At first, she thought it was post-holiday blues, since her mood tended to dip around the time festive, glowing December gave way to bleak, ashen January. • "I thought it was all the gray," said Barb Churchill, 51, of Minnetonka. "The trees, the ground, the sky ..."

The problem, she noticed, recurred every year. She would feel sluggish, foggy, tempted to overeat -- difficult emotions, even for a professional life coach like Churchill ( knowledgeable about improving well-being through lifestyle choices. But her trusted habits -- exercise, yoga, balanced diet -- didn't cut through the fog. Her early morning routine of conscious breathing, meditation and gratitude practice failed to generate her accustomed a.m. energy.

"I'm [normally] a pretty high-energy person, but I was just a ball on the couch," Churchill said. "It got to a point of where I didn't want to do anything. I would have days where I couldn't even function. I would be unable to focus, just depressed, just down. I couldn't put my finger on it, because life was good, you know?"

The first few times it happened, she toughed it out until April, when relief mysteriously arrived. Then about six winters ago, on a friend's recommendation, she started spending time each day in front of a specially designed white light.

"I'm not kidding you, that was a godsend," she said. "Within about 10 days, I noticed I had more energy."
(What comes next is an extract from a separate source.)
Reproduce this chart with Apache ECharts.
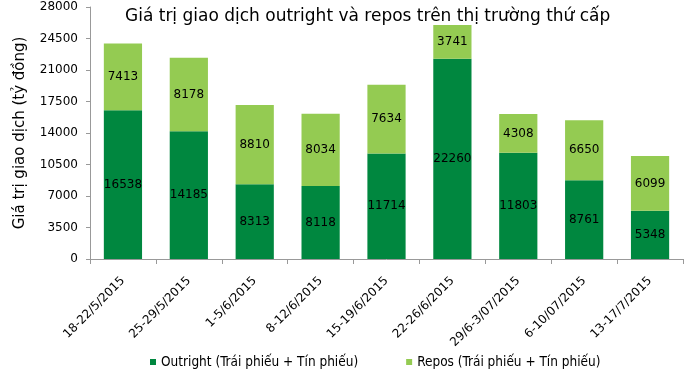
<!DOCTYPE html>
<html><head><meta charset="utf-8">
<script src="https://cdn.jsdelivr.net/npm/echarts@6/dist/echarts.min.js"></script>
<style>html,body{margin:0;padding:0;background:#fff}#c{width:700px;height:374px}</style>
</head><body><div id="c"></div>
<script>
const categories = ["18-22/5/2015","25-29/5/2015","1-5/6/2015","8-12/6/2015","15-19/6/2015","22-26/6/2015","29/6-3/07/2015","6-10/07/2015","13-17/7/2015"];
const outright = [16538,14185,8313,8118,11714,22260,11803,8761,5348];
const repos = [7413,8178,8810,8034,7634,3741,4308,6650,6099];
const seriesNames = ["Outright (Trái phiếu + Tín phiếu)","Repos (Trái phiếu + Tín phiếu)"];
const titleText = "Giá trị giao dịch outright và repos trên thị trường thứ cấp";
const yName = "Giá trị giao dịch (tỷ đồng)";

const chart = echarts.init(document.getElementById('c'), null, {renderer:'canvas'});
const lbl = {show:true, position:'inside', color:'#000', fontFamily:'DejaVu Sans', fontSize:12};
chart.setOption({
  animation:false,
  title:{text:titleText, left:120, top:3, textStyle:{fontFamily:'DejaVu Sans', fontSize:17, fontWeight:'normal', color:'#000'}},
  legend:{bottom:0, left:145, itemWidth:6, itemHeight:6, itemGap:48, icon:'rect',
    textStyle:{fontFamily:'DejaVu Sans Condensed', fontSize:13.5, color:'#000'}},
  grid:{left:90, right:17, top:7, bottom:115, containLabel:false},
  xAxis:{type:'category', data:categories,
    axisLine:{lineStyle:{color:'#999'}},
    axisTick:{show:true, alignWithLabel:false, length:5, lineStyle:{color:'#999'}},
    axisLabel:{rotate:45, interval:0, margin:20, color:'#000', fontFamily:'DejaVu Sans', fontSize:12}},
  yAxis:{type:'value', min:0, max:28000, interval:3500,
    name:yName, nameLocation:'middle', nameGap:62, nameTextStyle:{fontFamily:'DejaVu Sans', fontSize:15, color:'#000'},
    splitLine:{show:false},
    axisLine:{show:true, lineStyle:{color:'#999'}},
    axisTick:{show:true, length:4, lineStyle:{color:'#999'}},
    axisLabel:{margin:12, color:'#000', fontFamily:'DejaVu Sans', fontSize:12, formatter:function(v){return String(v);}}},
  series:[
    {name:seriesNames[0], type:'bar', stack:'a', data:outright, barWidth:'58%', itemStyle:{color:'#00873F'}, label:lbl},
    {name:seriesNames[1], type:'bar', stack:'a', data:repos, barWidth:'58%', itemStyle:{color:'#94CB52'}, label:lbl}
  ]
});
</script></body></html>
Minnesotans love to embrace winter, to boast about tromping through cold snaps on little more than a good parka and a set of jumper cables, to humblebrag about the vigor required to endure meteorological smiting that would have less hardy folks googling "Florida condos" by the time they finished shoveling the season's first snowpocalypse.

But some people, like Churchill, struggle with gloom, lethargy, food cravings and the urge to curl up on the couch with a plate of cookies and a Snuggie until the lilacs bloom.

"Winter blues" is one term for the milder form of this funk. More severe depression, strong enough to interfere with work, sleep or other functioning and possibly warrant clinical help, was identified in the 1980s as Seasonal Affective Disorder, or SAD. They're both linked to light deprivation, which is thought to mess with the brain chemicals that influence moods and sleep patterns.

Typically, winter depression reaches its full impact during the Northern Hemisphere's dimmest period, when the sun's low-slung path across the sky is so truncated that many people travel to and from work in darkness. For some sufferers, like Churchill, December offers enough merry distraction to push the problem off until January; for others, the condition exacerbates existing sadness or memories already associated with the holidays themselves. Some people start to feel twinges by Labor Day, or even as early as midsummer, when the days first start imperceptibly shrinking. Experts estimate that these mood disturbances may affect 7 percent or more of the population -- the rate might be higher at Minnesota latitudes -- though it's hard to know how many people suffer at an unreported, subclinical level.

If you've experienced mood slumps of your own, one way to tell whether they're seasonally influenced is to trace the timing, said Dr. Scott Crow, a psychiatry professor at the University of Minnesota who has focused on mood disorders. Many Minnesotans find March dreary, when winter sports are winding down and spring is dragging its muddy feet (i.e., "cabin fever"). But seasonal mood sufferers start to feel better as the days lengthen and the sun's rays intensify.

Until that solar help arrives, expert-endorsed treatments include the remedy that worked for Churchill, a special broad-spectrum or natural-spectrum light designed to resemble sunlight. Preliminary research indicates that these lights can bring relief for people who sit in front of them, usually for half an hour first thing in the morning, at least a few days a week.

"Within several days to a week or two, their mood is greatly improved," Dr. William Weggel, a psychiatrist at the Mayo Clinic Health System's locations in Chippewa Falls, Wis., and Eau Claire, Wis.

Weggel and other experts recommend using a light labeled 10,000 lux (a measure of light intensity). The Center for Environmental Therapeutics (CET, at recommends other criteria and sells a 12.5-by-16-inch model for about $180. Other 10,000-lux models, many of them smaller, are available elsewhere online for less than $100.

More research is needed to fully understand how the lights work, Weggel said. In the meantime, most insurance policies won't cover them.

Other potential remedies include treatments used against regular clinical depression, such as psychotherapy and anti-depressant medications. Exercise has been shown to help boost mood, especially in this case when performed outdoors. Researchers at Columbia University Medical Center have seen positive results from negative-ion generators (which the CET also sells and provides criteria for evaluating). Some swear by Vitamin D supplements, although "the evidence doesn't point to that," Weggel said.

Churchill is content to relax before her light box, imagining herself sunbathing on a warm beach.

"I almost feel like a plant that's wintering over," she said. "Just stick me in front of a light for a couple of times a day, and I'll be fine."